* WORK TO COMPLETE:
Copy everything in the data below exactly except the pictures.

* MATERIAL:

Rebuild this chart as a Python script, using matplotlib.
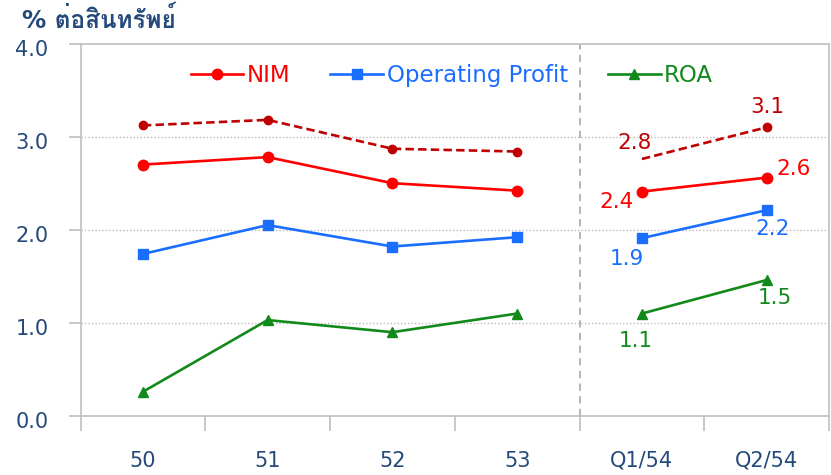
import matplotlib
matplotlib.use("Agg")
import matplotlib.pyplot as plt
import matplotlib.transforms as mtransforms
import numpy as np

categories = ['50', '51', '52', '53', 'Q1/54', 'Q2/54']
nim = [2.70, 2.78, 2.50, 2.42, 2.41, 2.56]
nim_dashed = [3.12, 3.18, 2.87, 2.84, 2.76, 3.10]
op_profit = [1.74, 2.05, 1.82, 1.92, 1.91, 2.21]
roa = [0.26, 1.03, 0.90, 1.10, 1.10, 1.46]
y_ticks = [0.0, 1.0, 2.0, 3.0, 4.0]
title_text = '% ต่อสินทรัพย์'

FONT = ['DejaVu Sans', 'Loma']
plt.rcParams['font.family'] = FONT
TXT = '#24497A'
C_NIM = '#FF0000'
C_DASH = '#C00000'
C_OP = '#1A6EFF'
C_ROA = '#118A1A'
GRAY = '#BFBFBF'

fig = plt.figure(figsize=(8.31, 4.75), dpi=100)
ax = fig.add_axes([80.5 / 831, 1 - 416 / 475, (829.0 - 80.5) / 831, (416 - 43.5) / 475])

x = np.arange(len(categories))
left = slice(0, 4)
right = slice(4, 6)

lw = 1.9
dash = (0, (3.2, 1.6))
ax.plot(x[left], nim_dashed[left], color=C_DASH, lw=lw, ls=dash, marker='o', ms=6, zorder=3)
ax.plot(x[right], nim_dashed[right], color=C_DASH, lw=lw, ls=dash, zorder=3)
ax.plot(x[5:6], nim_dashed[5:6], color=C_DASH, marker='o', ms=6, ls='none', zorder=3)

l_nim, = ax.plot(x[left], nim[left], color=C_NIM, lw=lw, marker='o', ms=7.5, zorder=4, label='NIM')
ax.plot(x[right], nim[right], color=C_NIM, lw=lw, marker='o', ms=7.5, zorder=4)
l_op, = ax.plot(x[left], op_profit[left], color=C_OP, lw=lw, marker='s', ms=7, zorder=4, label='Operating Profit')
ax.plot(x[right], op_profit[right], color=C_OP, lw=lw, marker='s', ms=7, zorder=4)
l_roa, = ax.plot(x[left], roa[left], color=C_ROA, lw=lw, marker='^', ms=7, zorder=4, label='ROA')
ax.plot(x[right], roa[right], color=C_ROA, lw=lw, marker='^', ms=7, zorder=4)

fs_lab = 15.5
def lab(xi, vals, color, dx, dy):
    v = vals[xi]
    ax.annotate(f'{v:.1f}', (x[xi], v), xytext=(dx, dy), textcoords='offset pixels',
                ha='center', va='center', color=color, fontsize=fs_lab)

lab(4, nim_dashed, C_DASH, -7, 16)
lab(5, nim_dashed, C_DASH, 1, 20)
lab(4, nim, C_NIM, -25, -10)
lab(5, nim, C_NIM, 27, 9)
lab(4, op_profit, C_OP, -15, -21)
lab(5, op_profit, C_OP, 6, -19)
lab(4, roa, C_ROA, -6, -27)
lab(5, roa, C_ROA, 8, -18)

ax.axvline(3.5, color='#B0B0B0', lw=1.3, ls=(0, (4, 3)), zorder=1)

ax.set_xlim(-0.5, 5.5)
ax.set_ylim(0, 4)
ax.set_yticks(y_ticks)
ax.set_yticklabels([f'{t:.1f}' for t in y_ticks])
ax.set_xticks(x)
ax.set_xticklabels(categories)
ax.set_xticks(np.arange(-0.5, 6, 1), minor=True)
ax.tick_params(axis='x', which='major', length=0, pad=25, labelsize=15, labelcolor=TXT)
ax.tick_params(axis='x', which='minor', length=11, width=1.2, color=GRAY, direction='out')
ax.tick_params(axis='y', length=9, width=1.2, color=GRAY, pad=14, labelsize=15, labelcolor=TXT)

off = mtransforms.ScaledTranslation(0, -4 / 100, fig.dpi_scale_trans)
for t in ax.get_yticklabels():
    t.set_transform(t.get_transform() + off)

for yv in [1.0, 2.0, 3.0]:
    ax.axhline(yv, color='#BBBBBB', lw=1.0, ls=(0, (1, 1.5)), zorder=0)

for s in ['left', 'bottom', 'top', 'right']:
    ax.spines[s].set_color(GRAY)
    ax.spines[s].set_linewidth(1.2)

leg = ax.legend(handles=[l_nim, l_op, l_roa], ncol=3, loc='center',
                bbox_to_anchor=(0.496, 0.914), frameon=False, fontsize=16.5,
                handlelength=2.3, handletextpad=0.15, columnspacing=1.75, borderaxespad=0)
for t, c in zip(leg.get_texts(), [C_NIM, C_OP, C_ROA]):
    t.set_color(c)

fig.text(22 / 831, 1 - 20 / 475, title_text, ha='left', va='center', fontsize=17.5,
         fontweight='bold', color=TXT, family=FONT)

fig.savefig('out.png', dpi=100)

* SOLUTION TO THIS PROBLEM:
Rebuild this chart as a Python script, using matplotlib.
import matplotlib
matplotlib.use("Agg")
import matplotlib.pyplot as plt
import matplotlib.transforms as mtransforms
import numpy as np

categories = ['50', '51', '52', '53', 'Q1/54', 'Q2/54']
nim = [2.70, 2.78, 2.50, 2.42, 2.41, 2.56]
nim_dashed = [3.12, 3.18, 2.87, 2.84, 2.76, 3.10]
op_profit = [1.74, 2.05, 1.82, 1.92, 1.91, 2.21]
roa = [0.26, 1.03, 0.90, 1.10, 1.10, 1.46]
y_ticks = [0.0, 1.0, 2.0, 3.0, 4.0]
title_text = '% ต่อสินทรัพย์'

FONT = ['DejaVu Sans', 'Loma']
plt.rcParams['font.family'] = FONT
TXT = '#24497A'
C_NIM = '#FF0000'
C_DASH = '#C00000'
C_OP = '#1A6EFF'
C_ROA = '#118A1A'
GRAY = '#BFBFBF'

fig = plt.figure(figsize=(8.31, 4.75), dpi=100)
ax = fig.add_axes([80.5 / 831, 1 - 416 / 475, (829.0 - 80.5) / 831, (416 - 43.5) / 475])

x = np.arange(len(categories))
left = slice(0, 4)
right = slice(4, 6)

lw = 1.9
dash = (0, (3.2, 1.6))
ax.plot(x[left], nim_dashed[left], color=C_DASH, lw=lw, ls=dash, marker='o', ms=6, zorder=3)
ax.plot(x[right], nim_dashed[right], color=C_DASH, lw=lw, ls=dash, zorder=3)
ax.plot(x[5:6], nim_dashed[5:6], color=C_DASH, marker='o', ms=6, ls='none', zorder=3)

l_nim, = ax.plot(x[left], nim[left], color=C_NIM, lw=lw, marker='o', ms=7.5, zorder=4, label='NIM')
ax.plot(x[right], nim[right], color=C_NIM, lw=lw, marker='o', ms=7.5, zorder=4)
l_op, = ax.plot(x[left], op_profit[left], color=C_OP, lw=lw, marker='s', ms=7, zorder=4, label='Operating Profit')
ax.plot(x[right], op_profit[right], color=C_OP, lw=lw, marker='s', ms=7, zorder=4)
l_roa, = ax.plot(x[left], roa[left], color=C_ROA, lw=lw, marker='^', ms=7, zorder=4, label='ROA')
ax.plot(x[right], roa[right], color=C_ROA, lw=lw, marker='^', ms=7, zorder=4)

fs_lab = 15.5
def lab(xi, vals, color, dx, dy):
    v = vals[xi]
    ax.annotate(f'{v:.1f}', (x[xi], v), xytext=(dx, dy), textcoords='offset pixels',
                ha='center', va='center', color=color, fontsize=fs_lab)

lab(4, nim_dashed, C_DASH, -7, 16)
lab(5, nim_dashed, C_DASH, 1, 20)
lab(4, nim, C_NIM, -25, -10)
lab(5, nim, C_NIM, 27, 9)
lab(4, op_profit, C_OP, -15, -21)
lab(5, op_profit, C_OP, 6, -19)
lab(4, roa, C_ROA, -6, -27)
lab(5, roa, C_ROA, 8, -18)

ax.axvline(3.5, color='#B0B0B0', lw=1.3, ls=(0, (4, 3)), zorder=1)

ax.set_xlim(-0.5, 5.5)
ax.set_ylim(0, 4)
ax.set_yticks(y_ticks)
ax.set_yticklabels([f'{t:.1f}' for t in y_ticks])
ax.set_xticks(x)
ax.set_xticklabels(categories)
ax.set_xticks(np.arange(-0.5, 6, 1), minor=True)
ax.tick_params(axis='x', which='major', length=0, pad=25, labelsize=15, labelcolor=TXT)
ax.tick_params(axis='x', which='minor', length=11, width=1.2, color=GRAY, direction='out')
ax.tick_params(axis='y', length=9, width=1.2, color=GRAY, pad=14, labelsize=15, labelcolor=TXT)

off = mtransforms.ScaledTranslation(0, -4 / 100, fig.dpi_scale_trans)
for t in ax.get_yticklabels():
    t.set_transform(t.get_transform() + off)

for yv in [1.0, 2.0, 3.0]:
    ax.axhline(yv, color='#BBBBBB', lw=1.0, ls=(0, (1, 1.5)), zorder=0)

for s in ['left', 'bottom', 'top', 'right']:
    ax.spines[s].set_color(GRAY)
    ax.spines[s].set_linewidth(1.2)

leg = ax.legend(handles=[l_nim, l_op, l_roa], ncol=3, loc='center',
                bbox_to_anchor=(0.496, 0.914), frameon=False, fontsize=16.5,
                handlelength=2.3, handletextpad=0.15, columnspacing=1.75, borderaxespad=0)
for t, c in zip(leg.get_texts(), [C_NIM, C_OP, C_ROA]):
    t.set_color(c)

fig.text(22 / 831, 1 - 20 / 475, title_text, ha='left', va='center', fontsize=17.5,
         fontweight='bold', color=TXT, family=FONT)

fig.savefig('out.png', dpi=100)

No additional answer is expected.